BEGIN Given data
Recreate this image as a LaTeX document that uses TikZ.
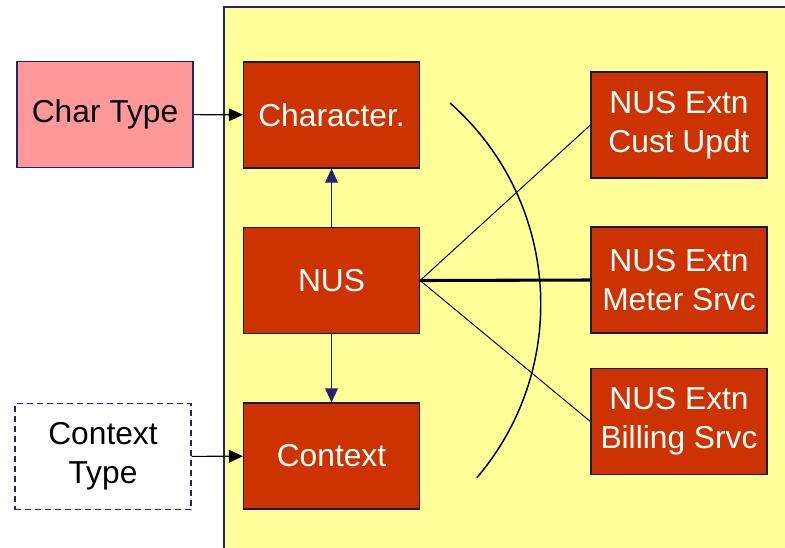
\documentclass[tikz,border=0pt]{standalone}
\usepackage{fontspec}
\setmainfont{Liberation Sans}
\definecolor{panelyellow}{RGB}{255,255,153}
\definecolor{unitred}{RGB}{204,51,0}
\definecolor{typepink}{RGB}{255,153,153}
\definecolor{edgenavy}{RGB}{36,36,110}
\usetikzlibrary{arrows.meta, positioning}

\begin{document}
\begin{tikzpicture}[x=0.75pt, y=-0.75pt,
  box/.style={line width=0.9pt, minimum width=132pt, minimum height=79.5pt,
    align=center, inner sep=0pt, font=\fontsize{23.8}{29.5}\selectfont},
  unit/.style={box, draw=edgenavy!70!black, fill=unitred, text=white},
  typebox/.style={box, draw=edgenavy},
  feed/.style={-{Triangle[length=10.5pt, width=9.5pt]}, line width=0.8pt},
  ext/.style={line width=0.7pt}]
  \useasboundingbox (0,0) rectangle (785,547);
  \fill[panelyellow] (224,7) rectangle (800,560);
  \draw[edgenavy, line width=0.9pt] (224,560) -- (224,7) -- (800,7);

  \node[typebox, fill=typepink] (chartype) at (105,114.5) {Char Type};
  \node[typebox, fill=white, dash pattern=on 4.5pt off 3pt] (contexttype) at (103,456.5) {Context\\Type};
  \node[unit] (character) at (331.5,115) {Character.};
  \node[unit] (nus) at (331.5,280.5) {NUS};
  \node[unit] (context) at (331.5,456) {Context};
  \node[unit] (custupdt) at (679,125) {NUS Extn\\Cust Updt};
  \node[unit] (metersrvc) at (679,280) {NUS Extn\\Meter Srvc};
  \node[unit] (billingsrvc) at (679,421.5) {NUS Extn\\Billing Srvc};

  \draw[feed] (chartype) -- (character);
  \draw[feed] (contexttype) -- (context);
  \draw[feed, edgenavy] (nus) -- (character);
  \draw[feed, edgenavy] (nus) -- (context);

  \draw[ext] (nus.east) -- (custupdt.west);
  \draw[ext, line width=2.3pt] (nus.east) -- (metersrvc.west);
  \draw[ext] (nus.east) -- (billingsrvc.west);

  \coordinate (arctop) at (450,103);
  \draw[line width=1.1pt] (arctop) arc[start angle=48.6, end angle=-40.4, radius=201pt];
\end{tikzpicture}
\end{document}
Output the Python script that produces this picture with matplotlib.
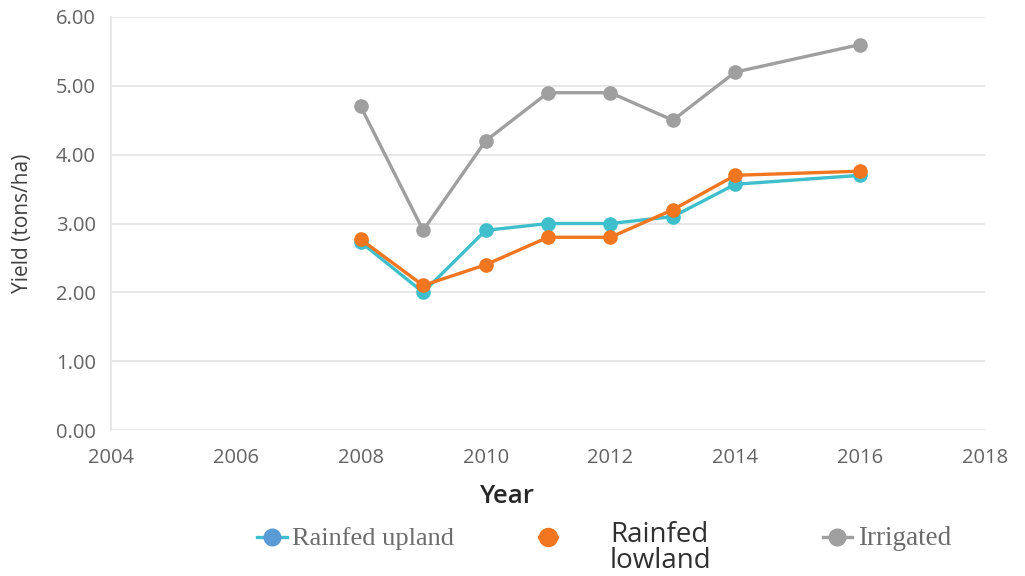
import matplotlib
matplotlib.use("Agg")
import matplotlib.pyplot as plt
from matplotlib.lines import Line2D

# data
years = [2008, 2009, 2010, 2011, 2012, 2013, 2014, 2016]
upland = [2.73, 2.00, 2.90, 3.00, 3.00, 3.10, 3.57, 3.70]
lowland = [2.77, 2.10, 2.40, 2.80, 2.80, 3.20, 3.70, 3.76]
irrigated = [4.70, 2.90, 4.20, 4.90, 4.90, 4.50, 5.20, 5.60]

x_ticks = [2004, 2006, 2008, 2010, 2012, 2014, 2016, 2018]
y_ticks = [0, 1, 2, 3, 4, 5, 6]

c_up = "#3fbfcb"
c_low = "#f1761f"
c_irr = "#9f9f9f"

W, H = 1025, 576

plt.rcParams['font.family'] = ['Open Sans', 'DejaVu Sans']

fig = plt.figure(figsize=(W / 100, H / 100), dpi=100)
ax = fig.add_axes([111 / W, 1 - 430 / H, 874 / W, 413 / H])

ax.plot(years, irrigated, color=c_irr, lw=2.4, marker="o", ms=9.5)
ax.plot(years, upland, color=c_up, lw=2.4, marker="o", ms=9.5)
ax.plot(years, lowland, color=c_low, lw=2.4, marker="o", ms=9.5)

ax.set_xlim(2004, 2018)
ax.set_ylim(0, 6)
ax.set_xticks(x_ticks)
ax.set_yticks(y_ticks)
ax.set_yticklabels(["%.2f" % v for v in y_ticks])
ax.tick_params(length=0, labelsize=14.5, colors="#636363")
ax.tick_params(axis="y", pad=11)
ax.tick_params(axis="x", pad=13)
ax.grid(axis="y", color="#e6e6e6", lw=1.3)
ax.set_axisbelow(True)
for s in ["top", "right", "bottom"]:
    ax.spines[s].set_visible(False)
ax.spines["left"].set_color("#e6e6e6")
ax.spines["left"].set_linewidth(1.3)

ax.set_ylabel("Yield (tons/ha)", fontsize=15, color="#404040")
ax.yaxis.set_label_coords((33 - 111) / 874, 0.5)
ax.set_xlabel("Year", fontsize=18.5, color="#262626", fontweight="semibold")
ax.xaxis.set_label_coords((507 - 111) / 874, (430 - 484) / 413)


# hand-made legend (entries use different fonts / offsets in the original)
def fx(px):
    return px / W


def fy(py):
    return 1 - py / H


def key(x0, x1, xm, col, mcol, ms):
    fig.add_artist(Line2D([fx(x0), fx(x1)], [fy(537), fy(537)],
                          transform=fig.transFigure, color=col, lw=2.4))
    fig.add_artist(Line2D([fx(xm)], [fy(537)], transform=fig.transFigure,
                          marker="o", ms=ms, color=mcol, lw=0))


key(257, 287, 272, c_up, "#5b9bd5", 12)
key(539, 557, 548, c_low, c_low, 13)
key(823, 852, 837, c_irr, c_irr, 12)

fig.text(fx(292), fy(545), "Rainfed upland", family="Liberation Serif",
         fontsize=19, color="#6b6b6b", va="baseline", ha="left")
fig.text(fx(610), fy(542), "Rainfed", fontsize=20, color="#303030",
         va="baseline", ha="left")
fig.text(fx(610), fy(568), "lowland", fontsize=20, color="#303030",
         va="baseline", ha="left")
fig.text(fx(858), fy(545), "Irrigated", family="Liberation Serif",
         fontsize=19.5, color="#6b6b6b", va="baseline", ha="left")

fig.savefig("out.png", dpi=100)
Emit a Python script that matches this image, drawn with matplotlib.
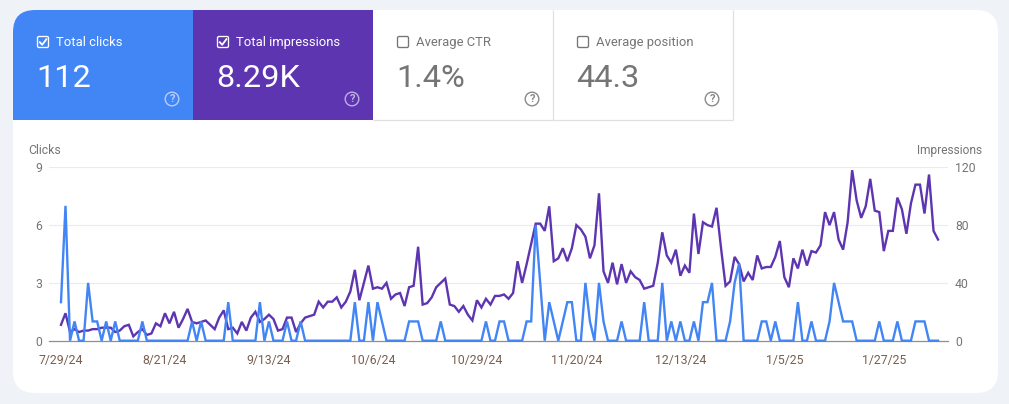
END Given data
Requirement ::
Locate all lines holding the word "that", then copy them out.

Solved problem ::
Recreate this image as a LaTeX document that uses TikZ.
Output the Python script that produces this picture with matplotlib.
Emit a Python script that matches this image, drawn with matplotlib.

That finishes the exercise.